I’d say this is a ghastly oversight on your part, but you primarily play action games/shooters? Meier deliberately marginalized violence in his games…even in Sid Meier’s Pirates, the crewmen of defeated ships are/can be rescued by the victorious ship, and the baddies who are defeated in combat just surrender or fall off the boat. (And in the case of Baron Raymondo and Marquis de Malteban, they keep coming back again and again, like some career politician or televangelist…)

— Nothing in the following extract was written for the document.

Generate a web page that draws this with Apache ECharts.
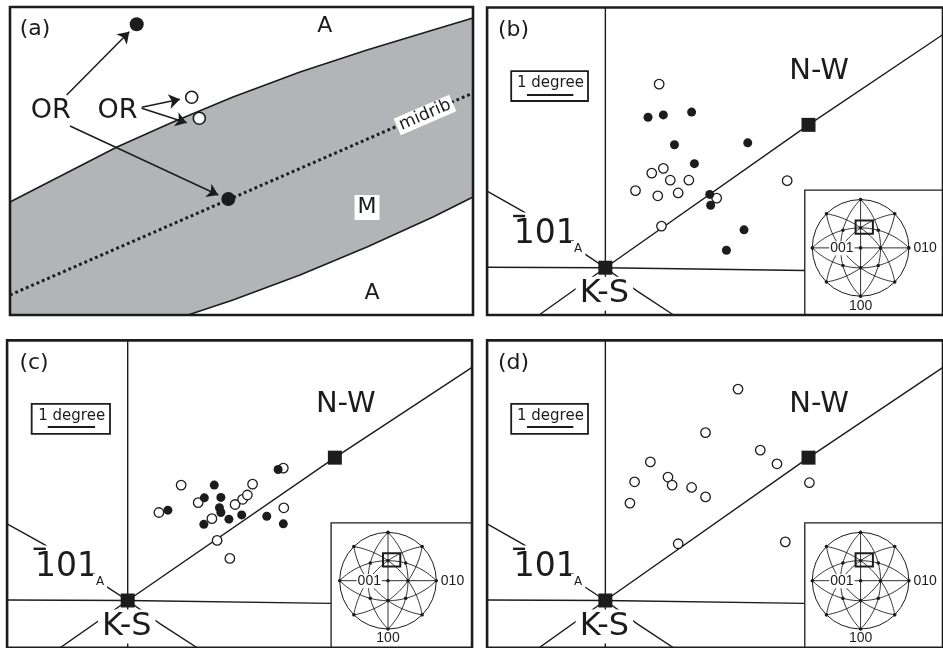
<!DOCTYPE html>
<html><head><meta charset="utf-8">
<script src="https://cdn.jsdelivr.net/npm/echarts@6/dist/echarts.min.js"></script>
<style>html,body{margin:0;padding:0;background:#fff}#c{width:943px;height:648px}</style>
</head><body><div id="c"></div>
<script>
// ================= DATA =================
// Panel (a): schematic of a martensite plate; units = panel pixels, origin at bottom-left of frame
const aUpperBoundary = [[0,113],[107,168],[163,193],[223,218],[290,243],[357,265],[423,285],[463,297]];
const aLowerBoundary = [[463,118],[423,98],[357,68],[290,40],[223,15],[178,0]];
const aMidrib = [[0,20],[463,222]];
const aFilledPoints = [[126.7,290.7],[218.3,116]];
const aOpenPoints = [[181.7,217.7],[189.3,196.7]];
const aArrows = [
  [[56.7,220],[119.3,283.3]],
  [[60,189],[208.3,120]],
  [[131.7,207.7],[170,215.7]],
  [[131.7,206.7],[176.7,192.3]]
];

// Panels (b)-(d): orientation offsets in degrees, origin = K-S orientation
const refKS = [0, 0];
const refNW = [4.38, 3.02];
const traceLines = [
  [[-2.55,1.62],[-1.76,1.18],[-0.40,0.26],[0,0],[0.68,-0.49],[1.47,-1.0]],
  [[-1.43,-1.0],[0,0],[4.38,3.02],[7.28,4.93]],
  [[-2.55,0.01],[0,0],[4.30,-0.06]],
  [[0,-1.0],[0,5.5]]
];
const scaleBar = [[-1.69,3.666],[-0.69,3.666]]; // 1 degree

const bOpen = [[1.16,3.88],[1.00,2.00],[1.25,2.10],[1.40,1.85],[1.80,1.85],[0.65,1.63],[1.13,1.52],[1.57,1.58],[2.40,1.47],[1.21,0.88],[3.92,1.84]];
const bFilled = [[0.92,3.18],[1.25,3.23],[1.86,3.29],[1.49,2.60],[3.07,2.64],[1.92,2.20],[2.25,1.55],[2.27,1.32],[2.99,0.80],[2.61,0.37]];
const cOpen = [[1.13,2.44],[0.66,1.86],[1.49,2.07],[1.78,1.73],[2.27,2.03],[2.43,2.14],[2.53,2.23],[2.64,2.46],[3.29,2.80],[3.30,1.96],[1.89,1.27],[2.16,0.89]];
const cFilled = [[0.85,1.91],[1.83,2.44],[1.62,2.17],[1.97,2.18],[1.94,1.96],[1.97,1.86],[1.61,1.61],[2.14,1.72],[2.41,1.81],[2.94,1.78],[3.29,1.62],[3.18,2.77]];
const dOpen = [[2.86,4.47],[2.16,3.55],[0.97,2.93],[3.34,3.18],[3.70,2.89],[0.63,2.51],[1.35,2.61],[1.44,2.44],[1.86,2.39],[2.16,2.19],[0.53,2.06],[1.57,1.20],[3.88,1.24],[4.40,2.49]];
const panelLabels = ['(b)','(c)','(d)'];

// ================= LAYOUT =================
const INK = '#1c1c1c';
const FONT = '"DejaVu Sans", sans-serif';
const DEG = 47.3;                 // pixels per degree
const XR = [-2.55, 7.28], YR = [-1.0, 5.5];
const ksPix = [[607.7,267.7],[127.7,600.5],[607.7,600.5]];
const grids = [{left:10, top:7, width:463, height:308}];
ksPix.forEach(k => grids.push({left:k[0]+XR[0]*DEG, top:k[1]-YR[1]*DEG, width:(XR[1]-XR[0])*DEG, height:(YR[1]-YR[0])*DEG}));
const stereo = {c:[5.503,0.419], r:1.021};
const inset = {x0:4.30, y0:1.64};

const chart = echarts.init(document.getElementById('c'), null, {renderer:'canvas'});
const xAxis = [{gridIndex:0,type:'value',min:0,max:463,show:false}];
const yAxis = [{gridIndex:0,type:'value',min:0,max:308,show:false}];
for (let i=1;i<=3;i++){
  xAxis.push({gridIndex:i,type:'value',min:XR[0],max:XR[1],show:false});
  yAxis.push({gridIndex:i,type:'value',min:YR[0],max:YR[1],show:false});
}
const series = [];
const bandPolygon = aUpperBoundary.concat(aLowerBoundary, [[0,0]]);
series.push({type:'custom', xAxisIndex:0, yAxisIndex:0, silent:true, z:1, data:[[0,0]],
  renderItem:(params, api) => ({type:'polygon', shape:{points: bandPolygon.map(pt => api.coord(pt))}, style:{fill:'#b3b4b7', stroke:'none'}})});
[aUpperBoundary, aLowerBoundary].forEach(d => series.push({type:'line', xAxisIndex:0, yAxisIndex:0, data:d, symbol:'none', silent:true, z:2, lineStyle:{color:INK, width:1.6}}));
series.push({type:'line', xAxisIndex:0, yAxisIndex:0, data:aMidrib, symbol:'none', silent:true, z:2, lineStyle:{color:INK, width:3, type:[2.8,3]}});
series.push({type:'lines', coordinateSystem:'cartesian2d', xAxisIndex:0, yAxisIndex:0, silent:true, z:3,
  symbol:['none','arrow'], symbolSize:11, lineStyle:{color:INK, width:1.5, opacity:1, curveness:0},
  data:aArrows.map(c => ({coords:c}))});
series.push({type:'scatter', xAxisIndex:0, yAxisIndex:0, data:aOpenPoints, symbolSize:12, silent:true, z:4, itemStyle:{color:'#fff', borderColor:INK, borderWidth:1.6, opacity:1}});
series.push({type:'scatter', xAxisIndex:0, yAxisIndex:0, data:aFilledPoints, symbolSize:14, silent:true, z:4, itemStyle:{color:INK, opacity:1}});

const openSets = [bOpen, cOpen, dOpen];
const filledSets = [bFilled, cFilled, []];
for (let i=1;i<=3;i++){
  series.push({type:'lines', coordinateSystem:'cartesian2d', xAxisIndex:i, yAxisIndex:i, polyline:true, clip:true, silent:true, z:2,
    lineStyle:{color:INK, width:1.4, opacity:1}, data: traceLines.map(c => ({coords:c}))});
  series.push({type:'lines', coordinateSystem:'cartesian2d', xAxisIndex:i, yAxisIndex:i, silent:true, z:2,
    lineStyle:{color:INK, width:2, opacity:1}, data:[{coords:scaleBar}]});
  series.push({type:'scatter', xAxisIndex:i, yAxisIndex:i, data:[refKS, refNW], symbol:'rect', symbolSize:14, silent:true, z:3, itemStyle:{color:INK, opacity:1}});
  series.push({type:'scatter', xAxisIndex:i, yAxisIndex:i, data:openSets[i-1], symbolSize:9.5, silent:true, z:4, itemStyle:{color:'#fff', borderColor:INK, borderWidth:1.3, opacity:1}});
  if (filledSets[i-1].length) series.push({type:'scatter', xAxisIndex:i, yAxisIndex:i, data:filledSets[i-1], symbolSize:9, silent:true, z:5, itemStyle:{color:INK, opacity:1}});
}

chart.setOption({animation:false, backgroundColor:'#fff',
  grid: grids.map(g => Object.assign({show:false, containLabel:false}, g)),
  xAxis, yAxis, series});

// ================= ANNOTATIONS =================
const G = [];
const P = (gi, pt) => chart.convertToPixel({gridIndex:gi}, pt);
function text(gi, pt, str, size, opt) {
  opt = opt || {};
  const q = P(gi, pt);
  G.push({type:'text', x:q[0], y:q[1], rotation:opt.rotation||0, z:opt.z||100, silent:true,
    style:Object.assign({text:str, font:size+'px '+(opt.family||FONT), fill:INK, align:'center', verticalAlign:'middle'}, opt.style||{})});
}
// frames
for (let i=0;i<4;i++){
  const a = P(i, [xAxis[i].min, yAxis[i].max]), b = P(i, [xAxis[i].max, yAxis[i].min]);
  G.push({type:'rect', z:200, silent:true, shape:{x:a[0], y:a[1], width:b[0]-a[0], height:b[1]-a[1]}, style:{fill:'none', stroke:INK, lineWidth:2.6}});
}
// panel (a) texts
text(0, [25,286.2], '(a)', 22);
text(0, [40.8,204], 'OR', 27);
text(0, [107.5,204], 'OR', 27);
text(0, [314.7,288.8], 'A', 22);
text(0, [362,22.2], 'A', 22);
text(0, [357,107.5], 'M', 22, {style:{backgroundColor:'#fff', padding:[2,3,1,3]}});
text(0, [415,200], 'midrib', 17, {rotation:Math.atan2(aMidrib[1][1]-aMidrib[0][1], aMidrib[1][0]-aMidrib[0][0]), style:{backgroundColor:'#fff', padding:[0,3,1,3]}});

function greatArc(cx, cy, r, ux, uy, vx, vy, d) {
  const dd = d*r, c = (dd*dd - r*r)/(2*dd), Cx = cx + c*vx, Cy = cy + c*vy, R = dd - c;
  const a1 = Math.atan2(cy + r*uy - Cy, cx + r*ux - Cx), a2 = Math.atan2(cy - r*uy - Cy, cx - r*ux - Cx);
  let diff = a2 - a1; while (diff > Math.PI) diff -= 2*Math.PI; while (diff < -Math.PI) diff += 2*Math.PI;
  const pts = []; for (let k=0;k<=48;k++){ const a = a1 + diff*k/48; pts.push([Cx + R*Math.cos(a), Cy + R*Math.sin(a)]); }
  return pts;
}
const s2 = Math.SQRT1_2;
for (let i=1;i<=3;i++){
  text(i, [-1.98,5.02], panelLabels[i-1], 22);
  text(i, [4.61,4.15], 'N-W', 29);
  text(i, [-0.02,-0.55], 'K-S', 32, {style:{backgroundColor:'#fff', padding:[3,4,1,4], lineHeight:30}});
  text(i, [-1.294,0.70], '101', 33, {style:{backgroundColor:'#fff', padding:[6,5,4,5], lineHeight:34}});
  const o0 = P(i, [-1.99,1.093]), o1 = P(i, [-1.73,1.093]);
  G.push({type:'line', z:101, silent:true, shape:{x1:o0[0], y1:o0[1], x2:o1[0], y2:o1[1]}, style:{stroke:INK, lineWidth:2.4}});
  text(i, [-0.586,0.395], 'A', 12, {style:{backgroundColor:'#fff', padding:[2,3,2,3]}});
  // scale box
  const s0 = P(i, [-2.03,4.158]), s1 = P(i, [-0.374,3.524]);
  G.push({type:'rect', z:90, silent:true, shape:{x:s0[0], y:s0[1], width:s1[0]-s0[0], height:s1[1]-s0[1]}, style:{fill:'none', stroke:INK, lineWidth:1.8}});
  text(i, [-1.184,3.905], '1 degree', 15);
  // inset
  const i0 = P(i, [inset.x0, inset.y0]), i1 = P(i, [XR[1], YR[0]]);
  G.push({type:'rect', z:60, silent:true, shape:{x:i0[0], y:i0[1], width:i1[0]-i0[0], height:i1[1]-i0[1]}, style:{fill:'#fff', stroke:INK, lineWidth:1.3}});
  const c = P(i, stereo.c), cx = c[0], cy = c[1], r = stereo.r*DEG;
  const st = {stroke:INK, lineWidth:0.9, fill:'none'};
  G.push({type:'circle', z:61, silent:true, shape:{cx, cy, r}, style:Object.assign({}, st, {lineWidth:1})});
  G.push({type:'line', z:61, silent:true, shape:{x1:cx, y1:cy-r, x2:cx, y2:cy+r}, style:st});
  G.push({type:'line', z:61, silent:true, shape:{x1:cx-r, y1:cy, x2:cx+r, y2:cy}, style:st});
  const lenses = [
    [0,1, 1,0, 0.414],[0,1, -1,0, 0.414],[1,0, 0,1, 0.414],[1,0, 0,-1, 0.414],
    [s2,s2, s2,-s2, 0.318],[s2,s2, -s2,s2, 0.318],[s2,-s2, s2,s2, 0.318],[s2,-s2, -s2,-s2, 0.318]
  ];
  lenses.forEach(L => G.push({type:'polyline', z:61, silent:true, shape:{points:greatArc(cx,cy,r,L[0],L[1],L[2],L[3],L[4])}, style:st}));
  const dots = [[0,0]];
  for (let k=0;k<8;k++){ const a = k*Math.PI/4; dots.push([Math.cos(a), Math.sin(a)]); dots.push([(k%2?0.518:0.414)*Math.cos(a), (k%2?0.518:0.414)*Math.sin(a)]); }
  dots.forEach(d => G.push({type:'circle', z:62, silent:true, shape:{cx:cx+d[0]*r, cy:cy+d[1]*r, r:1.8}, style:{fill:INK}}));
  G.push({type:'rect', z:63, silent:true, shape:{x:cx-5, y:cy-27.4, width:17.3, height:13.3}, style:{fill:'none', stroke:INK, lineWidth:2}});
  const lab = (dx, dy, s, bg) => G.push({type:'text', x:cx+dx, y:cy+dy, z:64, silent:true, style:{text:s, font:'14px "Liberation Sans", Arial, sans-serif', fill:INK, align:'center', verticalAlign:'middle', backgroundColor:bg?'#fff':null, padding:bg?[0,1]:0}});
  lab(-18.7, 0.5, '001', true);
  lab(64.5, 0.5, '010', false);
  lab(0, 57.8, '100', false);
}
chart.setOption({graphic:G});
</script></body></html>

I think it was partly timing – there was a few years that I missed out on gaming because I didn’t have a computer until I borrowed one from work (one of the perks on working in an IT department). I did play a few ‘Civ’ like games but I enjoyed the more RTS styles better. These days I’m playing ‘Warthunder’ by myself and ‘Aliens – Fire Team Elite’ with the guys.
I somehow haven’t heard of either of those, but that’s not surprising…I’m just now starting to check into Command and Conquer, since it was remastered and made a little less ugly on modern machines. (This is the main reason I’ve not made any progress in Alpha Centauri, despite my interest in it….it’s too visually repulsive blown up on a modern monitor.)
We were BIG fans of C&C back in the day but I don’t think I’d like it now. Games have come on a long way since then – both in game play and graphics. A shame that most of them don’t seem to have the re-playability of the older games though. I doubt if we’ll get 20hrs out of ‘Aliens’, although I’ve had over 400hrs with ‘Warthunder’.
I agree to a point, but if I wonder if that”s not just the audience getting older? There was a time when I was happy to spend hours and hours learning the mechanics and strategy of a new game — but now, I stick with 2-3 that I know intimately. I could love Civ 6 if I was playing it as a young adult in college with no responsibilities — the age when I was creating a bunch of mods for Civ 3— but now I just don’t have time to learn it, and it’s easier to boot up RDR2, get drunk, and kick the sheriff.